====== Supplied material ======

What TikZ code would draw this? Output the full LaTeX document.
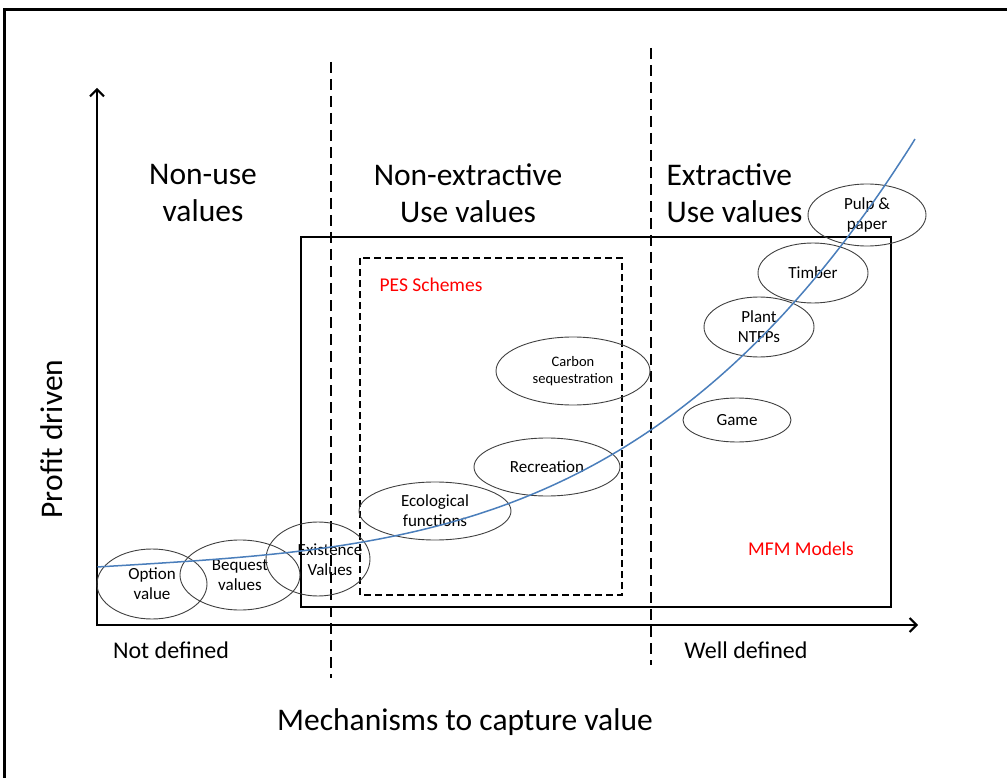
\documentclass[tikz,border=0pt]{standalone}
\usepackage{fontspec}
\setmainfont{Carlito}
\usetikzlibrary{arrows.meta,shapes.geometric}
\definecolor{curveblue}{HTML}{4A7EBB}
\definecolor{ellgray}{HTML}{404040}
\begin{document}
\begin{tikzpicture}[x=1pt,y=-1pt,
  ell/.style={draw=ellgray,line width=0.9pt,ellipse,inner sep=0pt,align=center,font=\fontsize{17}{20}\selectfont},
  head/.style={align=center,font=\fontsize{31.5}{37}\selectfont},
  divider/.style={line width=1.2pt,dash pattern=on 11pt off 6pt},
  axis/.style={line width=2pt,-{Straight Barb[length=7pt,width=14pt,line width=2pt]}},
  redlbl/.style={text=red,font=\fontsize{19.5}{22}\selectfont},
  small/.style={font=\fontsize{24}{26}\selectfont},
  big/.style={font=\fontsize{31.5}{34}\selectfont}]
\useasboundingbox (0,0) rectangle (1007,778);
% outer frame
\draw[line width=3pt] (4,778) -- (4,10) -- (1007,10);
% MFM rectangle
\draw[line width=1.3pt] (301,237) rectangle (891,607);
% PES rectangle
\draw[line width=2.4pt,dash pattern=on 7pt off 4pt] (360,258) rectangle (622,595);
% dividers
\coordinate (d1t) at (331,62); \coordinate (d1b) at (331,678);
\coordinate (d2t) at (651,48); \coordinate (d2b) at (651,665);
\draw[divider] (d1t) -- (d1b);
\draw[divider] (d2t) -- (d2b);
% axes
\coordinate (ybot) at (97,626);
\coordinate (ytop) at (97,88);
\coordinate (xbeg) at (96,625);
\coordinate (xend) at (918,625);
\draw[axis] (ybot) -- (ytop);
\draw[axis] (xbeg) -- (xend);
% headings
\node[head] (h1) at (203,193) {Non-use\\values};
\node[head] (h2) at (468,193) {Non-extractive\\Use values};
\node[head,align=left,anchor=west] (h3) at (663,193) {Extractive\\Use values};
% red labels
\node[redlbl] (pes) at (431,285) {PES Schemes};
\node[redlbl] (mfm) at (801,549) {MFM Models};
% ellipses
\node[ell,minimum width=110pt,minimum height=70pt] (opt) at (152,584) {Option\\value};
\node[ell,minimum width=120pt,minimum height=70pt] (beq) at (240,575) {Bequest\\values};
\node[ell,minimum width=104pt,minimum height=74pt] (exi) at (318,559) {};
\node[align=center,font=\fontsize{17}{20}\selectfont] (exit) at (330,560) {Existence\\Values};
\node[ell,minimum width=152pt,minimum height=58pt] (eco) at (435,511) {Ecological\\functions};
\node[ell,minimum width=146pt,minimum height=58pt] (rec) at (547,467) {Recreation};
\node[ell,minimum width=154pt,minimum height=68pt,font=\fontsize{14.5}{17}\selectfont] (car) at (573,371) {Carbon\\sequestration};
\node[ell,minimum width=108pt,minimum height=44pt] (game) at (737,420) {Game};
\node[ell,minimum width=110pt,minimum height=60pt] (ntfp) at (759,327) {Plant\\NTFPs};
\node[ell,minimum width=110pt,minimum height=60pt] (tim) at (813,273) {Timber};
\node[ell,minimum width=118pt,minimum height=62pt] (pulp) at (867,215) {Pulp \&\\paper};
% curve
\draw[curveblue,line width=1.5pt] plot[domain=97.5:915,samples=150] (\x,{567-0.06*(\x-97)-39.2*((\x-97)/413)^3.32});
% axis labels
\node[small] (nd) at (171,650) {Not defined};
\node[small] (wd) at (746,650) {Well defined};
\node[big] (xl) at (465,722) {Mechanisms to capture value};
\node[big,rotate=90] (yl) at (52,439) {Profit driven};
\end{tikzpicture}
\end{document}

======

■ **Problem to work on**
Transcribe the preceding listing in its entirety and with exact wording, leaving out pictures.

■ **Answer in full**
What TikZ code would draw this? Output the full LaTeX document.
\documentclass[tikz,border=0pt]{standalone}
\usepackage{fontspec}
\setmainfont{Carlito}
\usetikzlibrary{arrows.meta,shapes.geometric}
\definecolor{curveblue}{HTML}{4A7EBB}
\definecolor{ellgray}{HTML}{404040}
\begin{document}
\begin{tikzpicture}[x=1pt,y=-1pt,
  ell/.style={draw=ellgray,line width=0.9pt,ellipse,inner sep=0pt,align=center,font=\fontsize{17}{20}\selectfont},
  head/.style={align=center,font=\fontsize{31.5}{37}\selectfont},
  divider/.style={line width=1.2pt,dash pattern=on 11pt off 6pt},
  axis/.style={line width=2pt,-{Straight Barb[length=7pt,width=14pt,line width=2pt]}},
  redlbl/.style={text=red,font=\fontsize{19.5}{22}\selectfont},
  small/.style={font=\fontsize{24}{26}\selectfont},
  big/.style={font=\fontsize{31.5}{34}\selectfont}]
\useasboundingbox (0,0) rectangle (1007,778);
% outer frame
\draw[line width=3pt] (4,778) -- (4,10) -- (1007,10);
% MFM rectangle
\draw[line width=1.3pt] (301,237) rectangle (891,607);
% PES rectangle
\draw[line width=2.4pt,dash pattern=on 7pt off 4pt] (360,258) rectangle (622,595);
% dividers
\coordinate (d1t) at (331,62); \coordinate (d1b) at (331,678);
\coordinate (d2t) at (651,48); \coordinate (d2b) at (651,665);
\draw[divider] (d1t) -- (d1b);
\draw[divider] (d2t) -- (d2b);
% axes
\coordinate (ybot) at (97,626);
\coordinate (ytop) at (97,88);
\coordinate (xbeg) at (96,625);
\coordinate (xend) at (918,625);
\draw[axis] (ybot) -- (ytop);
\draw[axis] (xbeg) -- (xend);
% headings
\node[head] (h1) at (203,193) {Non-use\\values};
\node[head] (h2) at (468,193) {Non-extractive\\Use values};
\node[head,align=left,anchor=west] (h3) at (663,193) {Extractive\\Use values};
% red labels
\node[redlbl] (pes) at (431,285) {PES Schemes};
\node[redlbl] (mfm) at (801,549) {MFM Models};
% ellipses
\node[ell,minimum width=110pt,minimum height=70pt] (opt) at (152,584) {Option\\value};
\node[ell,minimum width=120pt,minimum height=70pt] (beq) at (240,575) {Bequest\\values};
\node[ell,minimum width=104pt,minimum height=74pt] (exi) at (318,559) {};
\node[align=center,font=\fontsize{17}{20}\selectfont] (exit) at (330,560) {Existence\\Values};
\node[ell,minimum width=152pt,minimum height=58pt] (eco) at (435,511) {Ecological\\functions};
\node[ell,minimum width=146pt,minimum height=58pt] (rec) at (547,467) {Recreation};
\node[ell,minimum width=154pt,minimum height=68pt,font=\fontsize{14.5}{17}\selectfont] (car) at (573,371) {Carbon\\sequestration};
\node[ell,minimum width=108pt,minimum height=44pt] (game) at (737,420) {Game};
\node[ell,minimum width=110pt,minimum height=60pt] (ntfp) at (759,327) {Plant\\NTFPs};
\node[ell,minimum width=110pt,minimum height=60pt] (tim) at (813,273) {Timber};
\node[ell,minimum width=118pt,minimum height=62pt] (pulp) at (867,215) {Pulp \&\\paper};
% curve
\draw[curveblue,line width=1.5pt] plot[domain=97.5:915,samples=150] (\x,{567-0.06*(\x-97)-39.2*((\x-97)/413)^3.32});
% axis labels
\node[small] (nd) at (171,650) {Not defined};
\node[small] (wd) at (746,650) {Well defined};
\node[big] (xl) at (465,722) {Mechanisms to capture value};
\node[big,rotate=90] (yl) at (52,439) {Profit driven};
\end{tikzpicture}
\end{document}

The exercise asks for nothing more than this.